Some buildings carry more than bricks and wood. They carry stories, names, and the memory of people who shaped the places we live in. The house of Zośka, in the municipality of Piaseczno near Warsaw, is one of those buildings.

Two classes from PALO (Prywatne Akademickie Liceum Ogólnokształcące) in Piaseczno, 7C and 7D, took on this place as a starting point for exploring one of the core ideas of the Young Smart Cities project: that the way we treat old buildings says something about the kind of cities we want to build. Renovating and revitalising historic structures is not just a matter of heritage preservation—it is also one of the most effective responses to the environmental challenges cities face today, from reducing embodied carbon to limiting construction waste.
True to the project’s problem-based learning approach, the students were not handed a script to follow but a real-world question to work through on their own: how do you turn a local building’s history into a story worth telling, and what does it take to actually make that happen? There was no single right answer, so each class organised itself to find one. Students split into small working groups, each responsible for a different piece of the puzzle: visiting the site to gather photos and footage, researching the building’s history—drawing also on Kamienie na szaniec (Stones for the Rampart), a book studied in class—writing and translating the text, and editing everything into a finished video with student voice-over.
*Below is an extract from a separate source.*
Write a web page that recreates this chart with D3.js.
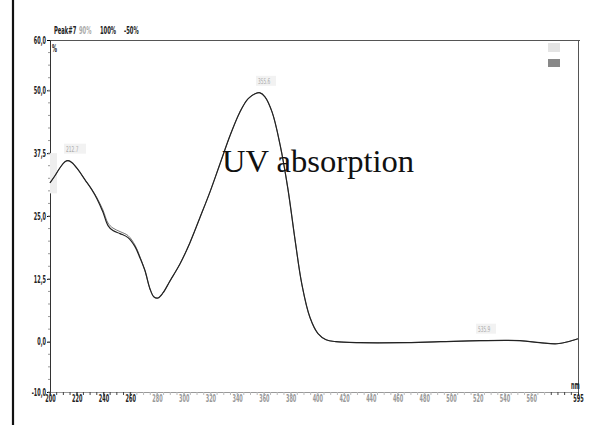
<!DOCTYPE html>
<html><head><meta charset="utf-8">
<script src="https://cdn.jsdelivr.net/npm/d3@7"></script>
<style>body{margin:0;background:#fff}svg{display:block}</style>
</head><body>
<script>
const wavelengths = [200,203.7,207.5,211.2,213.5,216.5,221,226.2,231.4,235.2,239.6,243.4,247.1,252.4,258.4,263.6,267.3,271.1,274.8,277.8,280.8,284.5,289.8,297.3,304.7,312.2,319.7,327.2,334.7,342.1,348.1,353.4,357.1,360.8,366.1,372.1,378.1,383.3,388.5,394.5,400.5,406.5,414,432,462,492,521.7,551.6,566.6,579.3,587.5,595];
const scan1 = [31.6,33.0,34.6,35.8,36.0,35.6,34.2,32.2,30.2,28.4,25.8,23.1,22.1,21.5,20.7,18.9,16.7,14.1,10.5,8.9,8.7,9.7,12.1,15.5,19.7,24.7,29.8,35.4,41.0,45.7,48.3,49.3,49.5,48.7,45.7,39.2,30.2,20.3,11.3,4.8,1.6,0.4,0,-0.2,-0.2,0,0.2,0.2,-0.2,-0.4,0,0.6];
const scan2 = [31.6,33.0,34.6,35.8,36.0,35.6,34.2,32.2,30.2,28.6,26.2,23.6,22.6,21.9,21.1,19.2,16.9,14.1,10.5,8.9,8.7,9.7,12.1,15.5,19.7,24.7,29.8,35.4,41.0,45.7,48.3,49.3,49.5,48.7,45.7,39.2,30.2,20.3,11.3,4.8,1.6,0.4,0,-0.2,-0.2,0,0.2,0.2,-0.2,-0.4,0,0.6];
const xTickValues = [200,220,240,260,280,300,320,340,360,380,400,420,440,460,480,500,520,540,560,595];
const yTickValues = [60,50,37.5,25,12.5,0,-10];
const yTickLabels = ["60,0","50,0","37,5","25,0","12,5","0,0","-10,0"];
const peakNames = ["212.7","355.6","535.9"];
const peakX = [213.5,357.1,521.7];
const peakY = [36.0,49.5,0.2];
const headerTexts = ["Peak#7","90%","100%","-50%"];

const W=597,H=425;
const svg=d3.select("body").append("svg").attr("width",W).attr("height",H);
const x=d3.scaleLinear().domain([200,595]).range([50,578]);
const y=d3.scaleLinear().domain([-10,60]).range([392,40]);

svg.append("line").attr("x1",13).attr("x2",13).attr("y1",0).attr("y2",H).attr("stroke","#111").attr("stroke-width",2.2);

svg.append("line").attr("x1",50).attr("x2",580).attr("y1",40.5).attr("y2",40.5).attr("stroke","#555").attr("stroke-width",1);
svg.append("line").attr("x1",578.5).attr("x2",578.5).attr("y1",40).attr("y2",395).attr("stroke","#555").attr("stroke-width",1);

const font="'DejaVu Sans Condensed','Liberation Sans',sans-serif";
const sx=0.55;

// y axis
const yAxis=d3.axisLeft(y).tickValues(yTickValues).tickFormat((d,i)=>yTickLabels[i]).tickSize(3);
const gy=svg.append("g").attr("transform","translate(50,0)").call(yAxis);
gy.select(".domain").attr("stroke","#333");
gy.selectAll("text").attr("font-family",font).attr("font-size",10).attr("font-weight","bold").attr("fill","#222")
  .attr("x",-4/sx).attr("transform",`scale(${sx},1)`);
const yMinor=d3.range(-10,60,2.5);
svg.append("g").selectAll("line").data(yMinor).join("line").attr("x1",48).attr("x2",50).attr("y1",d=>y(d)).attr("y2",d=>y(d)).attr("stroke","#999");

// x axis
const xAxis=d3.axisBottom(x).tickValues(xTickValues).tickFormat(d=>d).tickSize(4);
const gx=svg.append("g").attr("transform","translate(0,392)").call(xAxis);
gx.select(".domain").attr("stroke","#999");
gx.selectAll(".tick line").attr("stroke",d=>d<=260||d>=595?"#333":"#aaa");
gx.selectAll("text").attr("font-family",font).attr("font-size",10).attr("font-weight","bold").attr("dy",3)
  .attr("transform",`scale(${sx},1)`)
  .attr("fill",d=>d<=260||d>=595?"#222":"#999");

const xMinor=d3.range(200,595,5);
svg.append("g").selectAll("line").data(xMinor).join("line").attr("x1",d=>x(d)).attr("x2",d=>x(d)).attr("y1",392).attr("y2",395)
  .attr("stroke",d=>d<265||d>570?"#444":"#bbb");

svg.append("text").attr("transform","translate(52,52) scale(0.55,1)").text("%").attr("font-family",font).attr("font-size",10).attr("font-weight","bold").attr("fill","#222");
svg.append("text").attr("transform","translate(571,389) scale(0.55,1)").text("nm").attr("font-family",font).attr("font-size",10).attr("font-weight","bold").attr("fill","#222");

// header
const hx=[54,79,100,124];
svg.append("g").selectAll("text").data(headerTexts).join("text")
  .attr("transform",(d,i)=>`translate(${hx[i]},34) scale(0.58,1)`).text(d=>d)
  .attr("font-family",font).attr("font-size",10).attr("font-weight","bold").attr("fill",(d,i)=>i===1?"#aaa":"#222");

svg.append("rect").attr("x",548).attr("y",43).attr("width",12).attr("height",9).attr("fill","#e4e4e4");
svg.append("rect").attr("x",548).attr("y",59).attr("width",12).attr("height",8).attr("fill","#888");

const bgw=[22,20,20];
svg.append("g").selectAll("rect").data(peakNames).join("rect")
  .attr("x",(d,i)=>x(peakX[i])-4).attr("y",(d,i)=>y(peakY[i])-17).attr("width",(d,i)=>bgw[i]).attr("height",10).attr("fill","#f2f2f2");
svg.append("rect").attr("x",50).attr("y",y(37.5)).attr("width",7).attr("height",y(29.5)-y(37.5)).attr("fill","#eeeeee");

const line=d3.line().x((d,i)=>x(wavelengths[i])).y(d=>y(d)).curve(d3.curveCatmullRom);
svg.append("path").datum(scan2).attr("d",line).attr("fill","none").attr("stroke","#777").attr("stroke-width",1);
svg.append("path").datum(scan1).attr("d",line).attr("fill","none").attr("stroke","#222").attr("stroke-width",1.2);

svg.append("g").selectAll("text").data(peakNames).join("text")
  .attr("transform",(d,i)=>`translate(${x(peakX[i])-2},${y(peakY[i])-9}) scale(0.6,1)`).text(d=>d)
  .attr("font-family",font).attr("font-size",8).attr("fill","#aaa");

svg.append("text").attr("x",222).attr("y",172).text("UV absorption")
  .attr("font-family","'Liberation Serif','Times New Roman',serif").attr("font-size",32.6).attr("fill","#111");
</script>
</body></html>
Along the way, they had to make their own decisions: how to divide the work, how to approach each task, and whether what they were producing actually matched what they had set out to do, checking in with each other at every stage and adjusting as they went.
The result is two short films that are also two acts of attention: to a building, to a community, and to the memory of those who came before us—made by students in Piaseczno who were trusted to find their own way there.